Sleeping Girl, 1964 by Roy Lichtenstein
Sleeping Girl is a remarkable drawing that belongs to Roy Lichtenstein's most celebrated series - his iconic portraits of women that he painted in the 1960s. Taken from the pages of romantic comic books, these women
helped to define the age of Pop art and reflected the artist's formal interest in both the nature of representation and the cultural dichotomy that exists between male and female stereotypes.
The transformation of mass-produced commercial images into the realm of Fine Art is unequivocally one of the most important principles of 20th century art practice, and Sleeping Girl is its crowning achievement.
Sleeping Girl is the highpoint of Lichtenstein's most acclaimed and sustained body of work, painted between 1961 and 1965, and stands out as the clear masterpiece among the single-figure, square-format paintings of
women from 1964, with a perfect harmony of size, composition and color.
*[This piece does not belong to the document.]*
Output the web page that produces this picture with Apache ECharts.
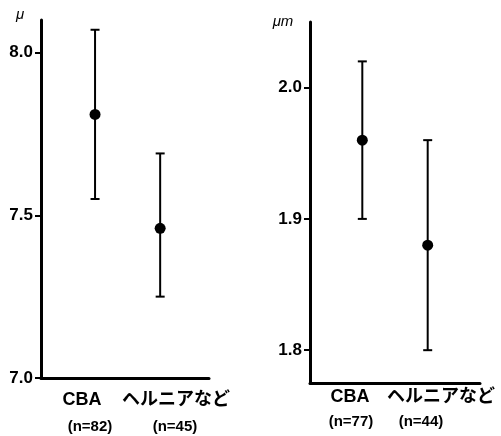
<!DOCTYPE html>
<html>
<head>
<meta charset="utf-8">
<script src="https://cdn.jsdelivr.net/npm/echarts@6/dist/echarts.min.js"></script>
<style>
html,body{margin:0;padding:0;background:#fff;}
#c{width:501px;height:436px;}
</style>
</head>
<body>
<div id="c"></div>
<script>
// Data
const categories = ['CBA', 'ヘルニアなど'];
const leftN = ['(n=82)', '(n=45)'];
const rightN = ['(n=77)', '(n=44)'];
const leftMean = [7.81, 7.46];
const leftUpper = [8.07, 7.69];
const leftLower = [7.55, 7.25];
const rightMean = [1.96, 1.88];
const rightUpper = [2.02, 1.96];
const rightLower = [1.90, 1.80];
const leftTicks = [7.0, 7.5, 8.0];
const rightTicks = [1.8, 1.9, 2.0];
const leftUnit = 'μ';
const rightUnit = 'μm';

const ink = '#000';
const chart = echarts.init(document.getElementById('c'), null, {renderer: 'canvas'});

function errData(upper, lower) {
  return upper.map((u, i) => [i + 1, lower[i], u]);
}
function meanData(mean) {
  return mean.map((m, i) => [i + 1, m]);
}
function renderErr(params, api) {
  const x = api.value(0);
  const lo = api.coord([x, api.value(1)]);
  const hi = api.coord([x, api.value(2)]);
  const hw = 4.5;
  const st = {stroke: ink, lineWidth: 2};
  return {
    type: 'group',
    children: [
      {type: 'line', shape: {x1: lo[0], y1: lo[1], x2: hi[0], y2: hi[1]}, style: st},
      {type: 'line', shape: {x1: hi[0] - hw, y1: hi[1], x2: hi[0] + hw, y2: hi[1]}, style: st},
      {type: 'line', shape: {x1: lo[0] - hw, y1: lo[1], x2: lo[0] + hw, y2: lo[1]}, style: st}
    ]
  };
}

const yAxisCommon = {
  type: 'value',
  splitLine: {show: false},
  axisLine: {show: true, lineStyle: {color: ink, width: 3}},
  axisTick: {show: true, length: 6, lineStyle: {color: ink, width: 2}},
  axisLabel: {color: ink, fontSize: 17, fontWeight: 'bold', margin: 8,
    fontFamily: 'Liberation Sans, Arial, sans-serif',
    formatter: v => v.toFixed(1)}
};
const xAxisCommon = {
  type: 'value',
  splitLine: {show: false},
  axisLine: {show: true, onZero: false, lineStyle: {color: ink, width: 3}},
  axisTick: {show: false},
  axisLabel: {show: false}
};

const catStyle = {fontSize: 18, fontWeight: 'bold', fill: ink,
  fontFamily: '"Liberation Sans", "Noto Sans CJK JP", sans-serif', align: 'center', verticalAlign: 'middle'};
const nStyle = {fontSize: 15, fontWeight: 'bold', fill: ink,
  fontFamily: '"Liberation Sans", Arial, sans-serif', align: 'center', verticalAlign: 'middle'};
const unitStyle = {fontSize: 15, fontStyle: 'italic', fill: ink,
  fontFamily: '"Liberation Sans", sans-serif', align: 'center', verticalAlign: 'middle'};

function txt(text, x, y, style) {
  return {type: 'text', x: x, y: y, style: Object.assign({text: text}, style)};
}

chart.setOption({
  animation: false,
  backgroundColor: '#fff',
  grid: [
    {left: 41, top: 20, right: 292, bottom: 58},
    {left: 310, top: 22, right: 21, bottom: 53}
  ],
  xAxis: [
    Object.assign({gridIndex: 0, min: 0.17, max: 2.75}, xAxisCommon),
    Object.assign({gridIndex: 1, min: 0.2, max: 2.8}, xAxisCommon)
  ],
  yAxis: [
    Object.assign({}, yAxisCommon, {gridIndex: 0, min: 7.0, max: 8.1,
      axisTick: Object.assign({}, yAxisCommon.axisTick, {customValues: leftTicks}),
      axisLabel: Object.assign({}, yAxisCommon.axisLabel, {customValues: leftTicks})}),
    Object.assign({}, yAxisCommon, {gridIndex: 1, min: 1.775, max: 2.05,
      axisTick: Object.assign({}, yAxisCommon.axisTick, {customValues: rightTicks}),
      axisLabel: Object.assign({}, yAxisCommon.axisLabel, {customValues: rightTicks})})
  ],
  series: [
    {type: 'custom', xAxisIndex: 0, yAxisIndex: 0, renderItem: renderErr,
      data: errData(leftUpper, leftLower), clip: false},
    {type: 'scatter', xAxisIndex: 0, yAxisIndex: 0, symbol: 'circle', symbolSize: 11,
      itemStyle: {color: ink, opacity: 1}, data: meanData(leftMean), clip: false},
    {type: 'custom', xAxisIndex: 1, yAxisIndex: 1, renderItem: renderErr,
      data: errData(rightUpper, rightLower), clip: false},
    {type: 'scatter', xAxisIndex: 1, yAxisIndex: 1, symbol: 'circle', symbolSize: 11,
      itemStyle: {color: ink, opacity: 1}, data: meanData(rightMean), clip: false}
  ],
  graphic: [
    txt(leftUnit, 20, 15, unitStyle),
    txt(rightUnit, 283, 22, unitStyle),
    txt(categories[0], 82, 400, catStyle),
    txt(categories[1], 176, 400, catStyle),
    txt(leftN[0], 90, 427, nStyle),
    txt(leftN[1], 175, 427, nStyle),
    txt(categories[0], 350, 397, catStyle),
    txt(categories[1], 441, 397, catStyle),
    txt(rightN[0], 351, 422, nStyle),
    txt(rightN[1], 421, 422, nStyle)
  ]
});
</script>
</body>
</html>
From the Old Masters Vermeer, Caravaggio, Rembrandt to modern artists
Cezanne and Dali, the sleeping female muse has been celebrated in the visual arts and Lichtenstein's romantic cartoon paintings make
a compelling and dynamic contribution to that long tradition. Like Picasso, Lichtenstein was fascinated by women but in contrast to the modern master, works like Sleeping Girl are a vehicle for his innovation and
contribution to 20th century art history, rather than homage to specific women.